▶ [TASK BRIEF]: Would you write out the listing verbatim and skip every picture in it?

▶ [RECORDED INFORMATION]:
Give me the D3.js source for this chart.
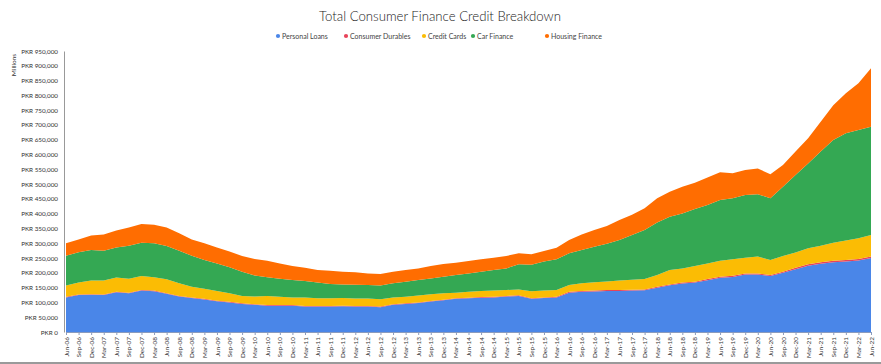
<!DOCTYPE html>
<html>
<head>
<meta charset="utf-8">
<script src="https://cdn.jsdelivr.net/npm/d3@7/dist/d3.min.js"></script>
<style>
  html, body { margin: 0; padding: 0; background: #fff; }
  svg { display: block; font-family: Lato, "Open Sans", sans-serif; }
</style>
</head>
<body>
<svg id="chart" width="881" height="364"></svg>
<script>
// Quarter labels (x-axis)
const quarters = [
  "Jun-06","Sep-06","Dec-06","Mar-07","Jun-07","Sep-07","Dec-07","Mar-08",
  "Jun-08","Sep-08","Dec-08","Mar-09","Jun-09","Sep-09","Dec-09","Mar-10",
  "Jun-10","Sep-10","Dec-10","Mar-11","Jun-11","Sep-11","Dec-11","Mar-12",
  "Jun-12","Sep-12","Dec-12","Mar-13","Jun-13","Sep-13","Dec-13","Mar-14",
  "Jun-14","Sep-14","Dec-14","Mar-15","Jun-15","Sep-15","Dec-15","Mar-16",
  "Jun-16","Sep-16","Dec-16","Mar-17","Jun-17","Sep-17","Dec-17","Mar-18",
  "Jun-18","Sep-18","Dec-18","Mar-19","Jun-19","Sep-19","Dec-19","Mar-20",
  "Jun-20","Sep-20","Dec-20","Mar-21","Jun-21","Sep-21","Dec-21","Mar-22",
  "Jun-22"
];

// Series values, PKR millions
const personalLoans = [
  117000,125000,126000,125000,134000,131000,140000,138000,
  129000,120000,115000,110000,104000,100000,95000,92000,
  89000,89000,89000,86000,86000,86000,87000,86000,
  86000,84000,92000,95000,98000,103000,107000,112000,
  114000,116000,117000,120000,122000,112000,115000,117000,
  133000,136000,137000,139000,139000,140000,141000,150000,
  158000,164000,167000,175000,183000,186000,194000,194000,
  189000,200000,212000,224000,231000,236000,238000,242000,
  250000
];
const consumerDurables = [
  2000,2000,2000,2000,2000,2000,2000,2000,
  2000,2000,2000,2000,2000,2000,2000,2000,
  2000,2000,2000,2000,2000,2000,2000,2000,
  2000,2000,2000,2000,2000,2000,2000,2000,
  2000,2000,2000,2000,2000,2000,2000,2000,
  3000,3000,3000,3000,3000,3000,3000,3000,
  3000,3000,3000,4000,4000,4000,4000,4000,
  4000,4000,5000,5000,5000,5000,5000,5000,
  5000
];
const creditCards = [
  38000,40000,46000,47000,48000,47000,47000,45000,
  47000,43000,36000,34000,33000,29000,25000,26000,
  31000,28000,26000,29000,26000,26000,26000,25000,
  25000,25000,23000,22000,23000,23000,22000,19000,
  20000,21000,21000,20000,20000,24000,23000,23000,
  23000,26000,28000,29000,32000,34000,35000,40000,
  49000,48000,53000,53000,54000,56000,53000,57000,
  50000,53000,52000,54000,56000,61000,66000,70000,
  73000
];
const carFinance = [
  101000,103000,103000,101000,102000,112000,113000,115000,
  113000,110000,105000,97000,93000,88000,82000,71000,
  63000,61000,59000,55000,53000,48000,46000,47000,
  46000,46000,48000,51000,53000,53000,56000,60000,
  62000,65000,70000,73000,85000,89000,98000,104000,
  107000,112000,120000,127000,137000,151000,166000,177000,
  180000,186000,193000,197000,205000,206000,212000,211000,
  209000,234000,262000,287000,318000,347000,363000,366000,
  366000
];
const housingFinance = [
  42000,43000,49000,55000,57000,61000,63000,63000,
  62000,59000,55000,57000,54000,53000,53000,56000,
  56000,52000,47000,45000,43000,45000,43000,42000,
  39000,39000,39000,40000,39000,42000,43000,41000,
  42000,42000,41000,42000,37000,36000,36000,39000,
  45000,53000,57000,60000,68000,68000,73000,82000,
  84000,90000,89000,93000,94000,85000,85000,87000,
  81000,74000,79000,85000,101000,118000,135000,158000,
  198000
];

const seriesNames = ["Personal Loans","Consumer Durables","Credit Cards","Car Finance","Housing Finance"];
const seriesColors = ["#4a86e8","#e8435a","#fbbc04","#34a853","#ff6d01"];
const yTicks = [0,50000,100000,150000,200000,250000,300000,350000,400000,450000,
  500000,550000,600000,650000,700000,750000,800000,850000,900000,950000];

const keys = ["pl","cd","cc","cf","hf"];
const rows = quarters.map((q, i) => ({
  q,
  pl: personalLoans[i],
  cd: consumerDurables[i],
  cc: creditCards[i],
  cf: carFinance[i],
  hf: housingFinance[i]
}));

const svg = d3.select("#chart");
const mLeft = 66, mRight = 871, mTop = 51, mBottom = 332;

const x = d3.scalePoint().domain(quarters).range([mLeft, mRight]);
const y = d3.scaleLinear().domain([0, 950000]).range([mBottom, mTop]);

// Title
svg.append("text")
  .attr("x", 440).attr("y", 21)
  .attr("text-anchor", "middle")
  .attr("font-size", 13.2)
  .attr("font-weight", 300)
  .attr("fill", "#222")
  .text("Total Consumer Finance Credit Breakdown");

// Legend
const legendX = [278, 346, 424, 473, 547];
const lg = svg.append("g");
seriesNames.forEach((n, i) => {
  lg.append("circle").attr("cx", legendX[i]).attr("cy", 36).attr("r", 2.1).attr("fill", seriesColors[i]);
  lg.append("text").attr("x", legendX[i] + 4).attr("y", 38.5)
    .attr("font-size", 7).attr("fill", "#444").text(n);
});

// Stack
const stack = d3.stack().keys(keys);
const layers = stack(rows);
const area = d3.area()
  .x(d => x(d.data.q))
  .y0(d => y(d[0]))
  .y1(d => y(d[1]));

svg.append("g").selectAll("path")
  .data(layers)
  .join("path")
  .attr("d", area)
  .attr("fill", (d, i) => seriesColors[i]);

// Y axis
const yAxis = d3.axisLeft(y)
  .tickValues(yTicks)
  .tickSize(0)
  .tickPadding(6)
  .tickFormat(v => "PKR " + d3.format(",")(v));
const ya = svg.append("g").attr("transform", `translate(${mLeft - 2},0)`).call(yAxis);
ya.select(".domain").attr("stroke", "#999").attr("stroke-width", 1);
ya.selectAll("text").attr("font-size", 6.3).attr("fill", "#333").attr("font-family", "Lato, sans-serif");

// Y axis title
svg.append("text")
  .attr("transform", "translate(16,65) rotate(-90)")
  .attr("text-anchor", "middle")
  .attr("font-size", 6.5)
  .attr("fill", "#333")
  .text("Millions");

// X axis
const xAxis = d3.axisBottom(x).tickSize(3).tickPadding(2);
const xa = svg.append("g").attr("transform", `translate(0,${mBottom})`).call(xAxis);
xa.select(".domain").attr("stroke", "#8a9bbd").attr("stroke-width", 1);
xa.selectAll(".tick line").attr("stroke", "#8a9bbd");
xa.selectAll("text")
  .attr("font-size", 6.4)
  .attr("fill", "#333")
  .attr("font-family", "Lato, sans-serif")
  .attr("text-anchor", "end")
  .attr("dy", "0.32em")
  .attr("transform", "translate(0,5) rotate(-90)")
  .attr("x", 0).attr("y", 0);

// bottom frame line
svg.append("rect").attr("x", 0).attr("y", 362).attr("width", 881).attr("height", 2).attr("fill", "#9a9a9a");
</script>
</body>
</html>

▶ [RESULT BELOW]:
Give me the D3.js source for this chart.
<!DOCTYPE html>
<html>
<head>
<meta charset="utf-8">
<script src="https://cdn.jsdelivr.net/npm/d3@7/dist/d3.min.js"></script>
<style>
  html, body { margin: 0; padding: 0; background: #fff; }
  svg { display: block; font-family: Lato, "Open Sans", sans-serif; }
</style>
</head>
<body>
<svg id="chart" width="881" height="364"></svg>
<script>
// Quarter labels (x-axis)
const quarters = [
  "Jun-06","Sep-06","Dec-06","Mar-07","Jun-07","Sep-07","Dec-07","Mar-08",
  "Jun-08","Sep-08","Dec-08","Mar-09","Jun-09","Sep-09","Dec-09","Mar-10",
  "Jun-10","Sep-10","Dec-10","Mar-11","Jun-11","Sep-11","Dec-11","Mar-12",
  "Jun-12","Sep-12","Dec-12","Mar-13","Jun-13","Sep-13","Dec-13","Mar-14",
  "Jun-14","Sep-14","Dec-14","Mar-15","Jun-15","Sep-15","Dec-15","Mar-16",
  "Jun-16","Sep-16","Dec-16","Mar-17","Jun-17","Sep-17","Dec-17","Mar-18",
  "Jun-18","Sep-18","Dec-18","Mar-19","Jun-19","Sep-19","Dec-19","Mar-20",
  "Jun-20","Sep-20","Dec-20","Mar-21","Jun-21","Sep-21","Dec-21","Mar-22",
  "Jun-22"
];

// Series values, PKR millions
const personalLoans = [
  117000,125000,126000,125000,134000,131000,140000,138000,
  129000,120000,115000,110000,104000,100000,95000,92000,
  89000,89000,89000,86000,86000,86000,87000,86000,
  86000,84000,92000,95000,98000,103000,107000,112000,
  114000,116000,117000,120000,122000,112000,115000,117000,
  133000,136000,137000,139000,139000,140000,141000,150000,
  158000,164000,167000,175000,183000,186000,194000,194000,
  189000,200000,212000,224000,231000,236000,238000,242000,
  250000
];
const consumerDurables = [
  2000,2000,2000,2000,2000,2000,2000,2000,
  2000,2000,2000,2000,2000,2000,2000,2000,
  2000,2000,2000,2000,2000,2000,2000,2000,
  2000,2000,2000,2000,2000,2000,2000,2000,
  2000,2000,2000,2000,2000,2000,2000,2000,
  3000,3000,3000,3000,3000,3000,3000,3000,
  3000,3000,3000,4000,4000,4000,4000,4000,
  4000,4000,5000,5000,5000,5000,5000,5000,
  5000
];
const creditCards = [
  38000,40000,46000,47000,48000,47000,47000,45000,
  47000,43000,36000,34000,33000,29000,25000,26000,
  31000,28000,26000,29000,26000,26000,26000,25000,
  25000,25000,23000,22000,23000,23000,22000,19000,
  20000,21000,21000,20000,20000,24000,23000,23000,
  23000,26000,28000,29000,32000,34000,35000,40000,
  49000,48000,53000,53000,54000,56000,53000,57000,
  50000,53000,52000,54000,56000,61000,66000,70000,
  73000
];
const carFinance = [
  101000,103000,103000,101000,102000,112000,113000,115000,
  113000,110000,105000,97000,93000,88000,82000,71000,
  63000,61000,59000,55000,53000,48000,46000,47000,
  46000,46000,48000,51000,53000,53000,56000,60000,
  62000,65000,70000,73000,85000,89000,98000,104000,
  107000,112000,120000,127000,137000,151000,166000,177000,
  180000,186000,193000,197000,205000,206000,212000,211000,
  209000,234000,262000,287000,318000,347000,363000,366000,
  366000
];
const housingFinance = [
  42000,43000,49000,55000,57000,61000,63000,63000,
  62000,59000,55000,57000,54000,53000,53000,56000,
  56000,52000,47000,45000,43000,45000,43000,42000,
  39000,39000,39000,40000,39000,42000,43000,41000,
  42000,42000,41000,42000,37000,36000,36000,39000,
  45000,53000,57000,60000,68000,68000,73000,82000,
  84000,90000,89000,93000,94000,85000,85000,87000,
  81000,74000,79000,85000,101000,118000,135000,158000,
  198000
];

const seriesNames = ["Personal Loans","Consumer Durables","Credit Cards","Car Finance","Housing Finance"];
const seriesColors = ["#4a86e8","#e8435a","#fbbc04","#34a853","#ff6d01"];
const yTicks = [0,50000,100000,150000,200000,250000,300000,350000,400000,450000,
  500000,550000,600000,650000,700000,750000,800000,850000,900000,950000];

const keys = ["pl","cd","cc","cf","hf"];
const rows = quarters.map((q, i) => ({
  q,
  pl: personalLoans[i],
  cd: consumerDurables[i],
  cc: creditCards[i],
  cf: carFinance[i],
  hf: housingFinance[i]
}));

const svg = d3.select("#chart");
const mLeft = 66, mRight = 871, mTop = 51, mBottom = 332;

const x = d3.scalePoint().domain(quarters).range([mLeft, mRight]);
const y = d3.scaleLinear().domain([0, 950000]).range([mBottom, mTop]);

// Title
svg.append("text")
  .attr("x", 440).attr("y", 21)
  .attr("text-anchor", "middle")
  .attr("font-size", 13.2)
  .attr("font-weight", 300)
  .attr("fill", "#222")
  .text("Total Consumer Finance Credit Breakdown");

// Legend
const legendX = [278, 346, 424, 473, 547];
const lg = svg.append("g");
seriesNames.forEach((n, i) => {
  lg.append("circle").attr("cx", legendX[i]).attr("cy", 36).attr("r", 2.1).attr("fill", seriesColors[i]);
  lg.append("text").attr("x", legendX[i] + 4).attr("y", 38.5)
    .attr("font-size", 7).attr("fill", "#444").text(n);
});

// Stack
const stack = d3.stack().keys(keys);
const layers = stack(rows);
const area = d3.area()
  .x(d => x(d.data.q))
  .y0(d => y(d[0]))
  .y1(d => y(d[1]));

svg.append("g").selectAll("path")
  .data(layers)
  .join("path")
  .attr("d", area)
  .attr("fill", (d, i) => seriesColors[i]);

// Y axis
const yAxis = d3.axisLeft(y)
  .tickValues(yTicks)
  .tickSize(0)
  .tickPadding(6)
  .tickFormat(v => "PKR " + d3.format(",")(v));
const ya = svg.append("g").attr("transform", `translate(${mLeft - 2},0)`).call(yAxis);
ya.select(".domain").attr("stroke", "#999").attr("stroke-width", 1);
ya.selectAll("text").attr("font-size", 6.3).attr("fill", "#333").attr("font-family", "Lato, sans-serif");

// Y axis title
svg.append("text")
  .attr("transform", "translate(16,65) rotate(-90)")
  .attr("text-anchor", "middle")
  .attr("font-size", 6.5)
  .attr("fill", "#333")
  .text("Millions");

// X axis
const xAxis = d3.axisBottom(x).tickSize(3).tickPadding(2);
const xa = svg.append("g").attr("transform", `translate(0,${mBottom})`).call(xAxis);
xa.select(".domain").attr("stroke", "#8a9bbd").attr("stroke-width", 1);
xa.selectAll(".tick line").attr("stroke", "#8a9bbd");
xa.selectAll("text")
  .attr("font-size", 6.4)
  .attr("fill", "#333")
  .attr("font-family", "Lato, sans-serif")
  .attr("text-anchor", "end")
  .attr("dy", "0.32em")
  .attr("transform", "translate(0,5) rotate(-90)")
  .attr("x", 0).attr("y", 0);

// bottom frame line
svg.append("rect").attr("x", 0).attr("y", 362).attr("width", 881).attr("height", 2).attr("fill", "#9a9a9a");
</script>
</body>
</html>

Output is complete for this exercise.